Revolvers are back, especially for self-defense. Well-established companies are producing a wider variety of wheel guns than ever. And we have the re-introduction of the Colt Snake revolvers with several new entries to the market. Caliber? Take your pick from the tried and true: .38 spcl., .357, the .44s and of course .45 ACP. And we have “new” revolver calibers like the 9mm and .380 ACP. A good revolver loaded with modern defensive ammo is ideal for defensive use. But, like any firearm, there are a few modifications to make them “more better.”

Most people never consider modifying their revolver. “It’s easy,” they say. “Just point and shoot.” Revolvers are “easy” to shoot. However, compared to a semi-auto, they require more training and practice to shoot accurately and manipulate efficiently. For life-and-death situations, simple tools work well, providing you can use them competently. Any modifications to the revolver that make things easier are worth considering.

Stocks

One of the easiest modifications to a revolver is changing out the stocks. Wheel gun stocks come in all flavors. Options include wood, bone/horn, hard synthetics like G10 and soft rubber — in all shapes and sizes. “Fitting” the pistol to your hand improves accuracy and control. Stocks can also factor into concealability.

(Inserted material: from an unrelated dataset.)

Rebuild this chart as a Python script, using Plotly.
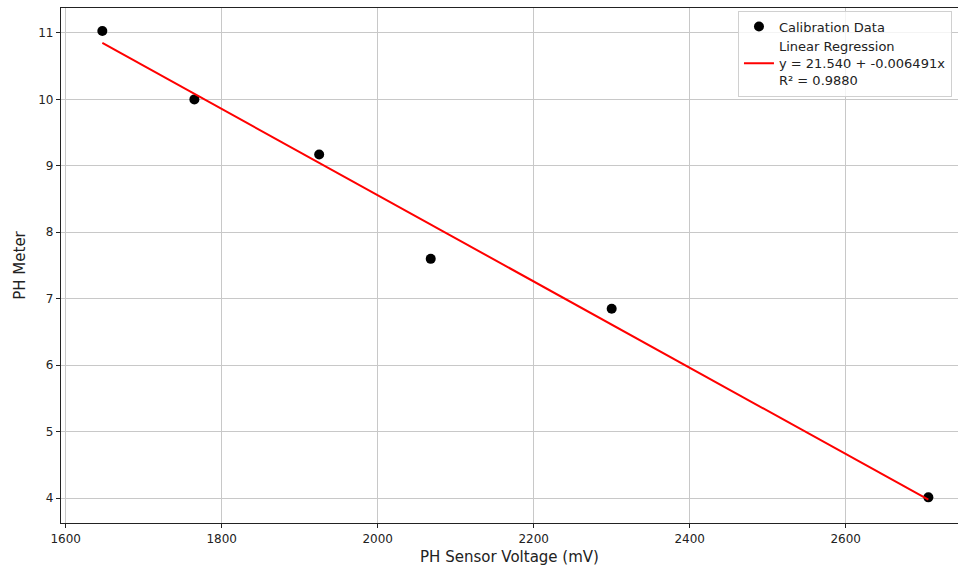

Defensive sights are mandatory. You need to be able to acquire a fast sight picture
for close range, including low-light conditions. With practice, these sights are still
accurate enough to make hits at extended distances.

Sights

For defensive use, good sights are mandatory. “Target” sights are not for close-range, low-light fast shooting. Defensive sights are quick to acquire under all conditions, yet still accurate enough for the distances and size of targets involved. A lot of today’s revolvers come with sights fitting these requirements, or are set up so they’re easily exchanged. Older model revolvers may require the services of a gunsmith.

A smooth trigger face with a radius lets your finger slide as the trigger is stroked.
A slightly narrowed trigger guard is still safe and allows both large and small hands
to get on the trigger more efficiently.

Action!

Tuning the revolver’s action is highly recommended. It’s not uncommon for a revolver’s double action trigger (stroking the trigger cocks and releases the hammer to fire) to be north of 10 or 11 lbs. I’ve had some max out my 12-lb. electronic gauge.

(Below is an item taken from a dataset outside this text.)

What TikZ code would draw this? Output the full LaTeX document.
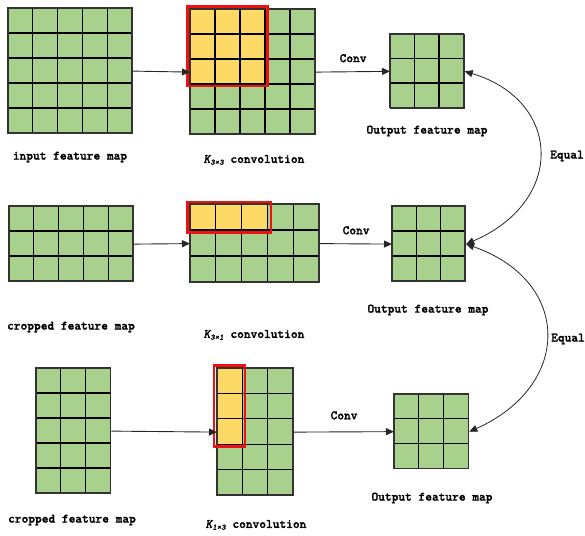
\documentclass[tikz,border=0pt]{standalone}
\usepackage{fontspec}
\newfontfamily\lblfont[ItalicFont=lmmonolt10-boldoblique.otf, FakeBold=1.6, ItalicFeatures={FakeBold=1.6}]{lmmonolt10-bold.otf}
\usetikzlibrary{arrows.meta}
\definecolor{fmgreen}{HTML}{A9D18E}
\definecolor{fmyellow}{HTML}{FFD966}
\definecolor{fmred}{HTML}{F01010}
\tikzset{
  fmbox/.style={draw=black!80, line width=1.2pt, fill=fmgreen, inner sep=0pt, anchor=north west},
  gridline/.style={draw=black, line width=1.1pt},
  yellowcell/.style={fill=fmyellow},
  redframe/.style={draw=fmred, line width=2.4pt},
  conn/.style={draw=black!85, line width=0.9pt, -{Triangle[length=8pt,width=7pt]}},
  eqconn/.style={draw=black!85, line width=0.8pt, {Triangle[length=8pt,width=7pt]}-{Triangle[length=8pt,width=7pt]}},
  lbl/.style={font=\lblfont\fontsize{12.8pt}{14pt}\selectfont, inner sep=0pt}
}
% #1 name, #2 x0, #3 y0, #4 cols, #5 rows, #6 cell w, #7 cell h
\newcommand\fmapgrid[7]{%
  \node[fmbox, minimum width=#4*#6pt, minimum height=#5*#7pt] (#1) at (#2,#3) {};
}
\newcommand\fmaplines[7]{%
  \foreach \i in {1,...,\numexpr#4-1\relax}
    \draw[gridline] (#2+\i*#6,#3) -- (#2+\i*#6,#3+#5*#7);
  \foreach \j in {1,...,\numexpr#5-1\relax}
    \draw[gridline] (#2,#3+\j*#7) -- (#2+#4*#6,#3+\j*#7);
  \draw[draw=black!80, line width=1.2pt] (#2,#3) rectangle (#2+#4*#6,#3+#5*#7);
}
\newcommand\kconv[1]{{\itshape K}\raisebox{-0.35ex}{\fontsize{8.5pt}{9pt}\selectfont\itshape #1}\ convolution}
\begin{document}
\begin{tikzpicture}[x=1pt,y=-1pt]
\useasboundingbox (0,0) rectangle (585,535);
% ---------- row 1 ----------
\fmapgrid{in1}{8}{8}{5}{5}{24.8}{25}
\fmaplines{in1}{8}{8}{5}{5}{24.8}{25}
\fmapgrid{cv1}{190}{9}{5}{5}{25}{25}
\fill[yellowcell] (190,9) rectangle (265,84);
\fmaplines{cv1}{190}{9}{5}{5}{25}{25}
\draw[redframe] (187.5,6.5) rectangle (267.5,86);
\fmapgrid{out1}{390}{34}{3}{3}{24.5}{24.5}
\fmaplines{out1}{390}{34}{3}{3}{24.5}{24.5}
% ---------- row 2 ----------
\fmapgrid{in2}{9}{206}{5}{3}{24.8}{25}
\fmaplines{in2}{9}{206}{5}{3}{24.8}{25}
\fmapgrid{cv2}{190}{204}{5}{3}{25.8}{26}
\fill[yellowcell] (190,204) rectangle (267.4,230);
\fmaplines{cv2}{190}{204}{5}{3}{25.8}{26}
\draw[redframe] (187.5,202) rectangle (271,232.5);
\fmapgrid{out2}{392}{206}{3}{3}{24.3}{25}
\fmaplines{out2}{392}{206}{3}{3}{24.3}{25}
% ---------- row 3 ----------
\fmapgrid{in3}{36}{368}{3}{5}{24.7}{25}
\fmaplines{in3}{36}{368}{3}{5}{24.7}{25}
\fmapgrid{cv3}{217}{368}{3}{5}{25.3}{25.4}
\fill[yellowcell] (217,368) rectangle (242.3,444.2);
\fmaplines{cv3}{217}{368}{3}{5}{25.3}{25.4}
\draw[redframe] (214,365.5) rectangle (245,446.5);
\fmapgrid{out3}{394}{394}{3}{3}{24.7}{24.7}
\fmaplines{out3}{394}{394}{3}{3}{24.7}{24.7}
% ---------- connectors ----------
\draw[conn] (in1.east) -- (cv1.west);
\draw[conn] (cv1.east) -- (out1.west) node[lbl, midway, above=9pt] (conv1) {Conv};
\draw[conn] (in2.east) -- (cv2.west);
\draw[conn] (cv2.east) -- (out2.west) node[lbl, midway, above=9pt] (conv2) {Conv};
\draw[conn] (in3.east) -- (cv3.west);
\draw[conn] (cv3.east) -- (out3.west) node[lbl, midway, above=12pt] (conv3) {Conv};
\draw[eqconn] (out1.east) .. controls +(97,29) and +(100,-43) .. (out2.east);
\draw[eqconn] (out2.east) .. controls +(106,37) and +(103,-46) .. (out3.east);
% ---------- labels ----------
\node[lbl] (l1) at (70,157) {input feature map};
\node[lbl] (l2) at (254,160) {\kconv{3×3}};
\node[lbl] (l3) at (427,131) {Output feature map};
\node[lbl] (eq1) at (567,156) {Equal};
\node[lbl] (l4) at (71,327) {cropped feature map};
\node[lbl] (l5) at (254,335) {\kconv{3×1}};
\node[lbl] (l6) at (428,310) {Output feature map};
\node[lbl] (eq2) at (568,339) {Equal};
\node[lbl] (l7) at (72,520) {cropped feature map};
\node[lbl] (l8) at (256,525) {\kconv{1×3}};
\node[lbl] (l9) at (432,498) {Output feature map};
\end{tikzpicture}
\end{document}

“I’ll cock the hammer so the trigger is really light,” you’re thinking. Nope! All defensive shooting is double-action; single action firing is only for target shooting. The single action is too light for defensive use. Under stress it’s very easy to negligently fire a round. De-cocking is a very fine motor skill. This isn’t done under stress as the muscles start burning excess adrenaline and you’re shaking like it’s 20 below zero. A revolver “defensive” trigger (again not a “target”) with a crisp, clean break makes a revolver easy to shoot accurately.

Since you’re shooting double action, you don’t need a hammer spur for cocking. They snag up on your clothing as you draw from concealment. “Bobbing” the hammer cures this. While you’re at it, the exposed face of the trigger could use a little lovin’ too. As you stroke the trigger, the finger shifts position during the trigger’s arc. A smooth-faced trigger (no serrations) with a nice radius works best.

Frame

Although you don’t see it very often, in “olden” days it was common to slightly narrow the trigger guard. Nothing like the “Fitz Special,” which has the front of the guard completely removed. Trimming the sides of the guard slightly and contouring this into the frame allows the finger to flow smoothly onto the trigger when it’s time to fire. This helps with both large and small hands. I also like a little radius on the entire frame, including the front of the cylinder. This makes it feel better in the hand, and easier to holster.

In the right hands, revolvers are very accurate, even short-barreled “snubbies.” They’re ideal for close quarter situations, where most attacks occur. There’s no slide to get pushed out of battery. They come in a variety of sizes and calibers and are easy to “fit” to your hand. With defensive sights, modern ammunition and a few modifications (always consult an expert gunsmith before deciding on specific modifications) they’re close to perfect for self-defense.

Just don’t forget to learn the proper manual of arms, and then add plenty of practice.